Bila Rahmatullah Ading Affandie (R.A.F.) merekam unak-anik kehidupan rakyat Sunda yang terkumpul dalam buku Dongéng énténg ti Pasantrén (1961), maka salah satu karya fenomenal Ahmad Bakri adalah carpon "Lebaran Poé Jumaah" dalam kumpulan carpon Dukun Lepus (Juni, 2002).
Selain mengundang efek lucu dengan cara menertawakan diri, carpon ini pun terbilang berani. Sebab, carpon "Lebaran Poé Jumaah" saat Hari Raya Idulfitri yang (kebetulan) bertepatan dengan hari Jumat, berbenturan dengan mitos Kampung Cilamping yang melarang pada hari Jumat tidak boleh terjadi dua kali khotbah. Salah satu ritual keagamaan umat Islam tersebut harus mengalah atau digeser harinya (salah satunya harus dimajukan ke hari Kamis atau dimundurkan ke hari Sabtu). Demi sebuah mitos turunan para karuhun, bila hal itu dirempak atau dilanggar, alamat Kampung Cilamping bakal didatangi maung atau macan, serta mengundang bala bencana yang mengerikan.
Dalam "Lawung Pangarang Sunda" di Gedung Rumentangsiang Bandung (13/9), carpon ini diadaptasi oleh Teater Toneel Bandung dalam bentuk dramatisasi carpon. Penonton cukup puas dengan adegan dan dialog yang kerap mengundang tawa, namun di balik tawa tersebut tersembunyi makna untuk dibaca dan direnungi.
Tak terbayang bagaimana jadinya jika drama tersebut dipentaskan di depan masyarakat yang tidak memiliki saku rangkepan. Carpon/drama "Lebaran Poé Juma`ah" harus dihadapi dengan kebesaran iman dan dilandasi sikep jembar budaya. Bila tidak, (carpon) drama tersebut bisa dianggap menghina Islam dan keberislaman urang Sunda. Sebab, akhir-akhir ini masyarakat Sunda sudah mulai kehilangan rasa budaya dan agamanya. Malah di antara keduanya sering mengundang ketegangan.

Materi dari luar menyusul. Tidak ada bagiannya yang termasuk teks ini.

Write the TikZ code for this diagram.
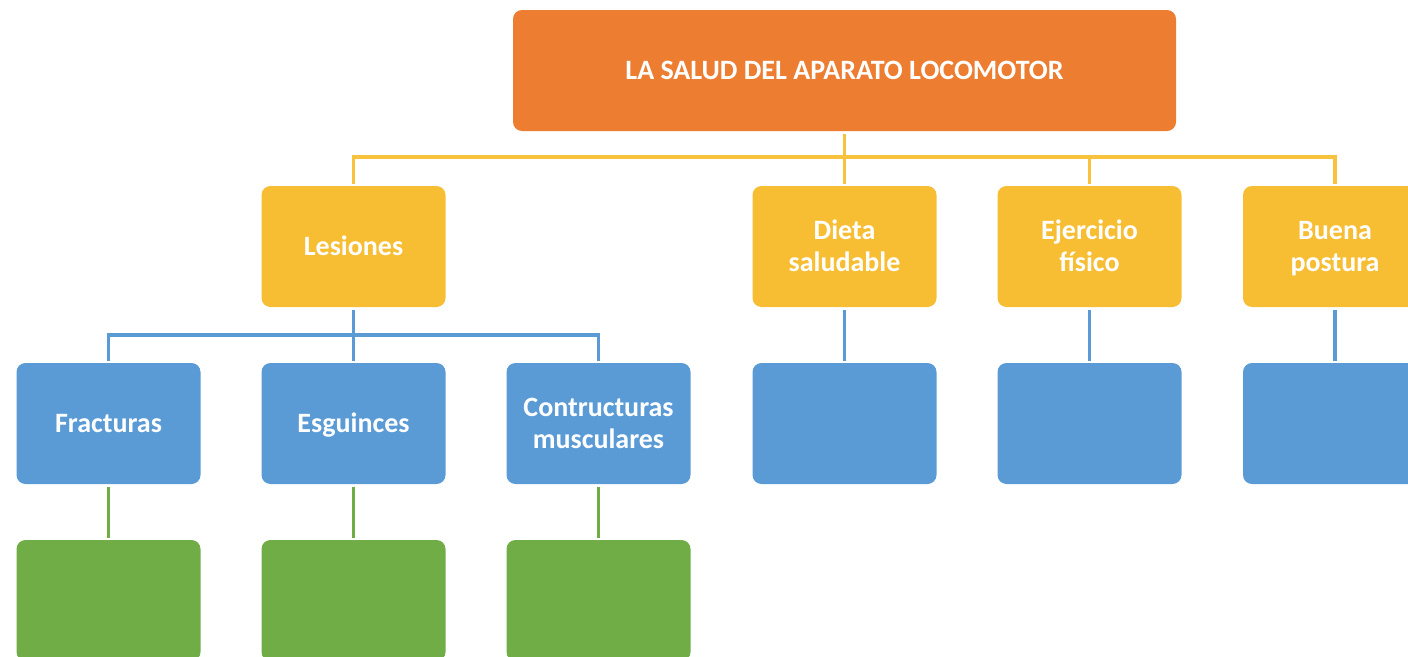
\documentclass[tikz,border=0pt]{standalone}
\usepackage{fontspec}
\setmainfont{Carlito}
\definecolor{orangeC}{HTML}{ED7D31}
\definecolor{yellowC}{HTML}{F7BE34}
\definecolor{yellowL}{HTML}{F9C23C}
\definecolor{blueC}{HTML}{5B9BD5}
\definecolor{greenC}{HTML}{70AD47}
\newcommand{\ls}[1]{\rule[-7pt]{0pt}{32pt}#1}
\tikzset{
  box/.style={rectangle, rounded corners=9pt, minimum width=184pt, minimum height=121pt,
    text=white, align=center, font=\fontsize{28}{32}\selectfont\bfseries, inner sep=0pt, outer sep=2.5pt},
  topbox/.style={box, fill=orangeC, minimum width=663pt},
  ybox/.style={box, fill=yellowC},
  bbox/.style={box, fill=blueC},
  gbox/.style={box, fill=greenC},
  yline/.style={draw=yellowL, line width=3.5pt},
  bline/.style={draw=blueC, line width=3.5pt},
  gline/.style={draw=greenC, line width=3.5pt},
}
\begin{document}
\begin{tikzpicture}[x=1pt,y=-1pt]
\useasboundingbox (0,0) rectangle (1408,656);
\clip (0,0) rectangle (1408,656);
% top
\node[topbox] (top) at (844.5,70.5) {\ls{LA SALUD DEL APARATO LOCOMOTOR}};
% yellow row
\node[ybox] (les) at (353.5,246.5) {\ls{Lesiones}};
\node[ybox] (dieta) at (844.5,246.5) {\ls{Dieta}\\\ls{saludable}};
\node[ybox] (ejer) at (1089.5,246.5) {\ls{Ejercicio}\\\ls{físico}};
\node[ybox] (buena) at (1335,246.5) {\ls{Buena}\\\ls{postura}};
% blue row
\node[bbox] (fra) at (108.5,423.5) {\ls{Fracturas}};
\node[bbox] (esg) at (353.5,423.5) {\ls{Esguinces}};
\node[bbox] (con) at (598.5,423.5) {\ls{Contructuras}\\\ls{musculares}};
\node[bbox] (b4) at (844.5,423.5) {};
\node[bbox] (b5) at (1089.5,423.5) {};
\node[bbox] (b6) at (1335,423.5) {};
% green row
\node[gbox] (g1) at (108.5,600.5) {};
\node[gbox] (g2) at (353.5,600.5) {};
\node[gbox] (g3) at (598.5,600.5) {};
% yellow connectors
\coordinate (ybus) at (844.5,157);
\draw[yline] (top.south) -- (ybus);
\draw[yline] (les.north) -- (les.north |- ybus) -- (buena.north |- ybus) -- (buena.north);
\draw[yline] (ybus) -- (dieta.north);
\draw[yline] (ejer.north |- ybus) -- (ejer.north);
% blue connectors
\coordinate (bbus) at (353.5,335);
\draw[bline] (les.south) -- (esg.north);
\draw[bline] (fra.north) -- (fra.north |- bbus) -- (con.north |- bbus) -- (con.north);
\draw[bline] (dieta.south) -- (b4.north);
\draw[bline] (ejer.south) -- (b5.north);
\draw[bline] (buena.south) -- (b6.north);
% green connectors
\draw[gline] (fra.south) -- (g1.north);
\draw[gline] (esg.south) -- (g2.north);
\draw[gline] (con.south) -- (g3.north);
\end{tikzpicture}
\end{document}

Akhirul kalam, kita renungi bait pertama dan keempat sajak Etti R.S. "Sungkeman Poé Lebaran" dalam kumpulan sajak Gondéwa (1987):
Urang palidkeun hayu, kapeurih ka laut asih
meungpeung cangra nu hibar bulan purnama
poé ieu ngagulidag caah cihampura
sanggeus girimis bulan kamari nyerep `na aci bumi
ku éndah ieu rasa sumirat rahmat Mantenna
Urang rampak hayu, minal aidin walfaidzin
Urang ukir hayu, sampalan éndah `na beungeut batin
Urang pésta hayu, `na gending Rabbul`alamin!***
* Djasepudin, Alumnus Program Studi Sastra Sunda Unpad, tinggal di Bogor dan Jatinangor.